Dataset extract:
_ _ _

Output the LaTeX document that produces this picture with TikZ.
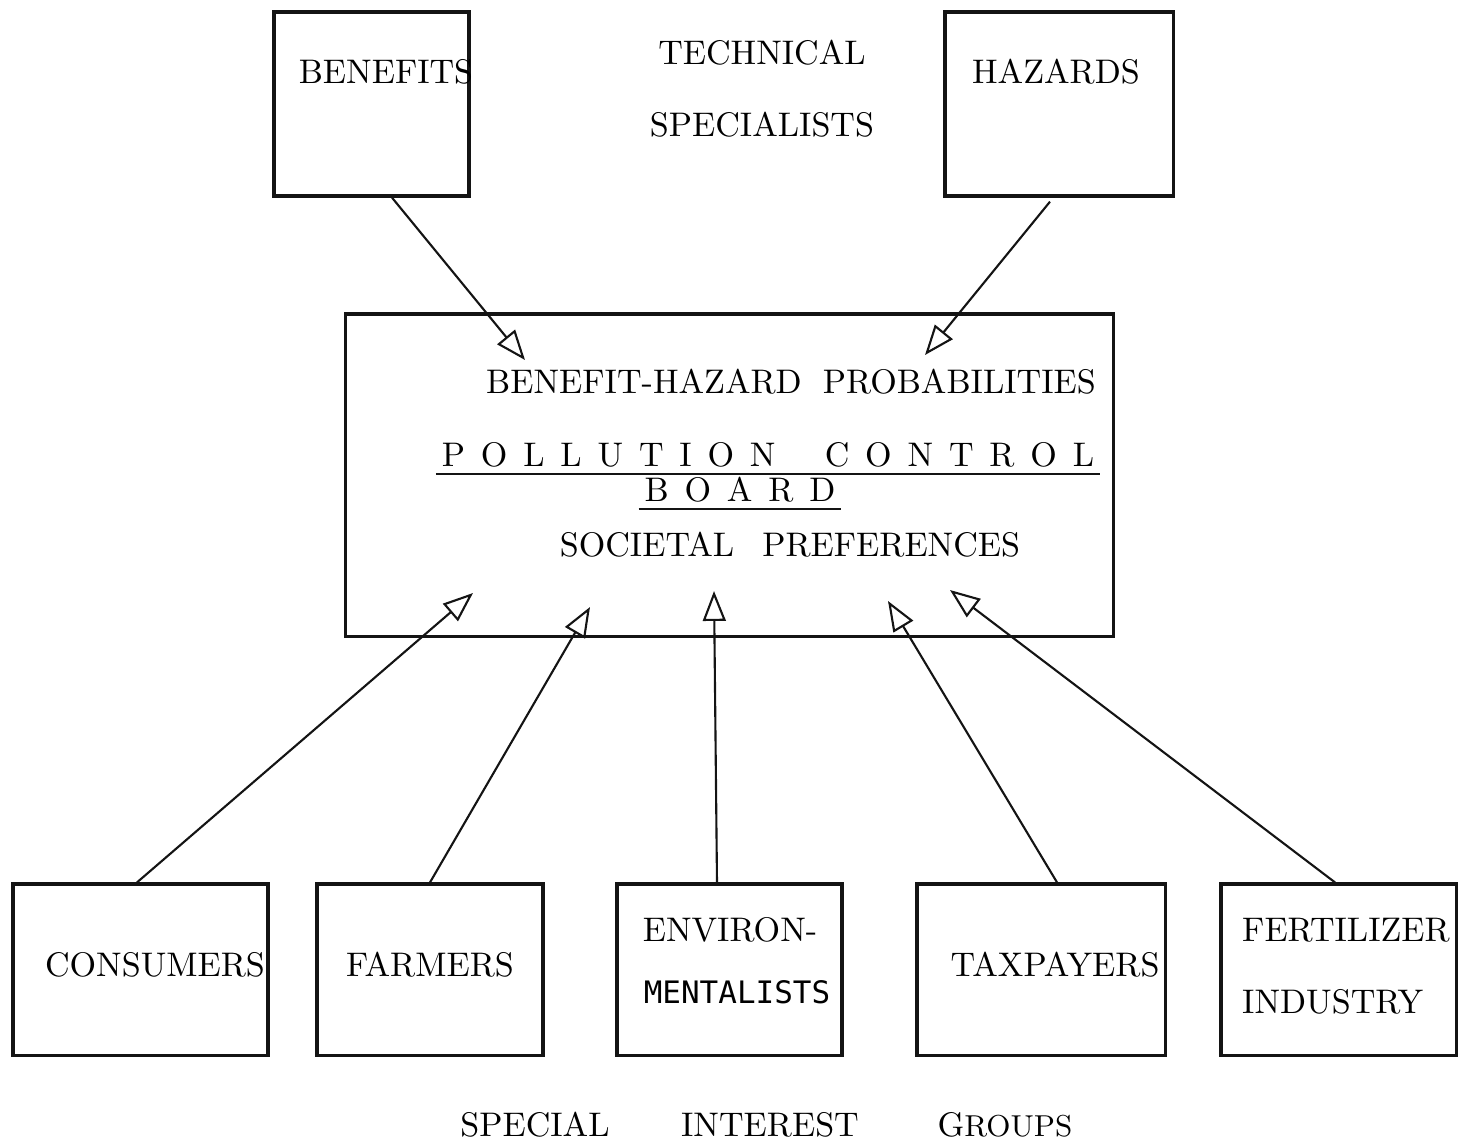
\documentclass[tikz,border=0pt]{standalone}
\usepackage{fontspec}
\usetikzlibrary{arrows.meta}
\newfontfamily\gothicfont{DejaVu Sans Mono}
\definecolor{figline}{RGB}{20,20,20}
\tikzset{
  box/.style  ={draw=figline, line width=0.9pt, inner sep=0pt},
  lab/.style  ={font=\fontsize{9.7}{12}\selectfont, inner sep=1pt},
  spc/.style  ={font=\fontsize{9.7}{12}\selectfont, inner xsep=1.5pt, inner ysep=1.6pt},
  ptr/.style  ={draw=figline, line width=0.6pt, -{Triangle[open,length=8.5pt,width=6.5pt]}},
  rule/.style ={draw=figline, line width=0.7pt},
}
\newcommand{\ls}{\hspace{4.5pt}}

\begin{document}
\begin{tikzpicture}[x=0.01cm,y=-0.01cm]
  \useasboundingbox (0,0) rectangle (1458,1141);
  \node[box,minimum width=1.95cm,minimum height=1.84cm] (ben) at (371.5,104) {};
  \node[lab] (bentxt) at (386,72) {BENEFITS};
  \node[box,minimum width=2.28cm,minimum height=1.84cm] (haz) at (1059,104) {};
  \node[lab] (haztxt) at (1056,72) {HAZARDS};
  \node[lab,align=center] (tech) at (762,89) {TECHNICAL\\[8.5pt]SPECIALISTS};
  \node[box,minimum width=7.67cm,minimum height=3.22cm] (pcb) at (729.5,475) {};
  \node[lab] (bhp) at (791,382) {BENEFIT-HAZARD\hspace{6pt}PROBABILITIES};
  \node[spc] (pc) at (768,455) {P\ls O\ls L\ls L\ls U\ls T\ls I\ls O\ls N\hspace{14pt}C\ls O\ls N\ls T\ls R\ls O\ls L};
  \node[spc] (brd) at (740,490) {B\ls O\ls A\ls R\ls D};
  \draw[rule] (pc.south west) -- (pc.south east);
  \draw[rule] (brd.south west) -- (brd.south east);
  \node[lab] (soc) at (790,545) {SOCIETAL\hspace{8pt}PREFERENCES};
  \node[box,minimum width=2.55cm,minimum height=1.71cm] (cons) at (140.5,969.5) {};
  \node[lab] (constxt) at (155,965) {CONSUMERS};
  \node[box,minimum width=2.26cm,minimum height=1.71cm] (farm) at (430,969.5) {};
  \node[lab] (farmtxt) at (430,965) {FARMERS};
  \node[box,minimum width=2.25cm,minimum height=1.71cm] (env) at (729.5,969.5) {};
  \node[lab] (envtxt) at (730,930) {ENVIRON-};
  \node[lab,font=\gothicfont\fontsize{8.8}{11}\selectfont] (envtxtb) at (737,992) {MENTALISTS};
  \node[box,minimum width=2.48cm,minimum height=1.71cm] (tax) at (1041,969.5) {};
  \node[lab] (taxtxt) at (1055,965) {TAXPAYERS};
  \node[box,minimum width=2.35cm,minimum height=1.71cm] (fert) at (1338.5,969.5) {};
  \node[lab,anchor=west] (ferttxt) at (1238,930) {FERTILIZER};
  \node[lab,anchor=west] (ferttxtb) at (1238,1002) {INDUSTRY};
  \node[lab] (sig1) at (535,1125) {SPECIAL};
  \node[lab] (sig2) at (770,1125) {INTEREST};
  \node[lab] (sig3) at (1005,1125) {G{\fontsize{8.6}{10}\selectfont ROUPS}};
  \coordinate (tben) at (525,360);
  \coordinate (thaz) at (925,355);
  \coordinate (tcons) at (473,593);
  \coordinate (tfarm) at (590,607);
  \coordinate (tenv) at (714,591);
  \coordinate (ttax) at (888,601);
  \coordinate (tfert) at (950,590);
  \draw[ptr] ([xshift=0.205cm]ben.south) -- (tben);
  \draw[ptr] ([xshift=-0.09cm,yshift=-0.04cm]haz.south) -- (thaz);
  \draw[ptr] ([xshift=-0.035cm]cons.north) -- (tcons);
  \draw[ptr] (farm.north) -- (tfarm);
  \draw[ptr] ([xshift=-0.125cm]env.north) -- (tenv);
  \draw[ptr] ([xshift=0.16cm]tax.north) -- (ttax);
  \draw[ptr] ([xshift=-0.035cm]fert.north) -- (tfert);
\end{tikzpicture}
\end{document}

_ _ _

Exercise task:
Set the listing down in full and exactly. Pictures within it should not appear in the copy.

Exercise answer:
Output the LaTeX document that produces this picture with TikZ.
\documentclass[tikz,border=0pt]{standalone}
\usepackage{fontspec}
\usetikzlibrary{arrows.meta}
\newfontfamily\gothicfont{DejaVu Sans Mono}
\definecolor{figline}{RGB}{20,20,20}
\tikzset{
  box/.style  ={draw=figline, line width=0.9pt, inner sep=0pt},
  lab/.style  ={font=\fontsize{9.7}{12}\selectfont, inner sep=1pt},
  spc/.style  ={font=\fontsize{9.7}{12}\selectfont, inner xsep=1.5pt, inner ysep=1.6pt},
  ptr/.style  ={draw=figline, line width=0.6pt, -{Triangle[open,length=8.5pt,width=6.5pt]}},
  rule/.style ={draw=figline, line width=0.7pt},
}
\newcommand{\ls}{\hspace{4.5pt}}

\begin{document}
\begin{tikzpicture}[x=0.01cm,y=-0.01cm]
  \useasboundingbox (0,0) rectangle (1458,1141);
  \node[box,minimum width=1.95cm,minimum height=1.84cm] (ben) at (371.5,104) {};
  \node[lab] (bentxt) at (386,72) {BENEFITS};
  \node[box,minimum width=2.28cm,minimum height=1.84cm] (haz) at (1059,104) {};
  \node[lab] (haztxt) at (1056,72) {HAZARDS};
  \node[lab,align=center] (tech) at (762,89) {TECHNICAL\\[8.5pt]SPECIALISTS};
  \node[box,minimum width=7.67cm,minimum height=3.22cm] (pcb) at (729.5,475) {};
  \node[lab] (bhp) at (791,382) {BENEFIT-HAZARD\hspace{6pt}PROBABILITIES};
  \node[spc] (pc) at (768,455) {P\ls O\ls L\ls L\ls U\ls T\ls I\ls O\ls N\hspace{14pt}C\ls O\ls N\ls T\ls R\ls O\ls L};
  \node[spc] (brd) at (740,490) {B\ls O\ls A\ls R\ls D};
  \draw[rule] (pc.south west) -- (pc.south east);
  \draw[rule] (brd.south west) -- (brd.south east);
  \node[lab] (soc) at (790,545) {SOCIETAL\hspace{8pt}PREFERENCES};
  \node[box,minimum width=2.55cm,minimum height=1.71cm] (cons) at (140.5,969.5) {};
  \node[lab] (constxt) at (155,965) {CONSUMERS};
  \node[box,minimum width=2.26cm,minimum height=1.71cm] (farm) at (430,969.5) {};
  \node[lab] (farmtxt) at (430,965) {FARMERS};
  \node[box,minimum width=2.25cm,minimum height=1.71cm] (env) at (729.5,969.5) {};
  \node[lab] (envtxt) at (730,930) {ENVIRON-};
  \node[lab,font=\gothicfont\fontsize{8.8}{11}\selectfont] (envtxtb) at (737,992) {MENTALISTS};
  \node[box,minimum width=2.48cm,minimum height=1.71cm] (tax) at (1041,969.5) {};
  \node[lab] (taxtxt) at (1055,965) {TAXPAYERS};
  \node[box,minimum width=2.35cm,minimum height=1.71cm] (fert) at (1338.5,969.5) {};
  \node[lab,anchor=west] (ferttxt) at (1238,930) {FERTILIZER};
  \node[lab,anchor=west] (ferttxtb) at (1238,1002) {INDUSTRY};
  \node[lab] (sig1) at (535,1125) {SPECIAL};
  \node[lab] (sig2) at (770,1125) {INTEREST};
  \node[lab] (sig3) at (1005,1125) {G{\fontsize{8.6}{10}\selectfont ROUPS}};
  \coordinate (tben) at (525,360);
  \coordinate (thaz) at (925,355);
  \coordinate (tcons) at (473,593);
  \coordinate (tfarm) at (590,607);
  \coordinate (tenv) at (714,591);
  \coordinate (ttax) at (888,601);
  \coordinate (tfert) at (950,590);
  \draw[ptr] ([xshift=0.205cm]ben.south) -- (tben);
  \draw[ptr] ([xshift=-0.09cm,yshift=-0.04cm]haz.south) -- (thaz);
  \draw[ptr] ([xshift=-0.035cm]cons.north) -- (tcons);
  \draw[ptr] (farm.north) -- (tfarm);
  \draw[ptr] ([xshift=-0.125cm]env.north) -- (tenv);
  \draw[ptr] ([xshift=0.16cm]tax.north) -- (ttax);
  \draw[ptr] ([xshift=-0.035cm]fert.north) -- (tfert);
\end{tikzpicture}
\end{document}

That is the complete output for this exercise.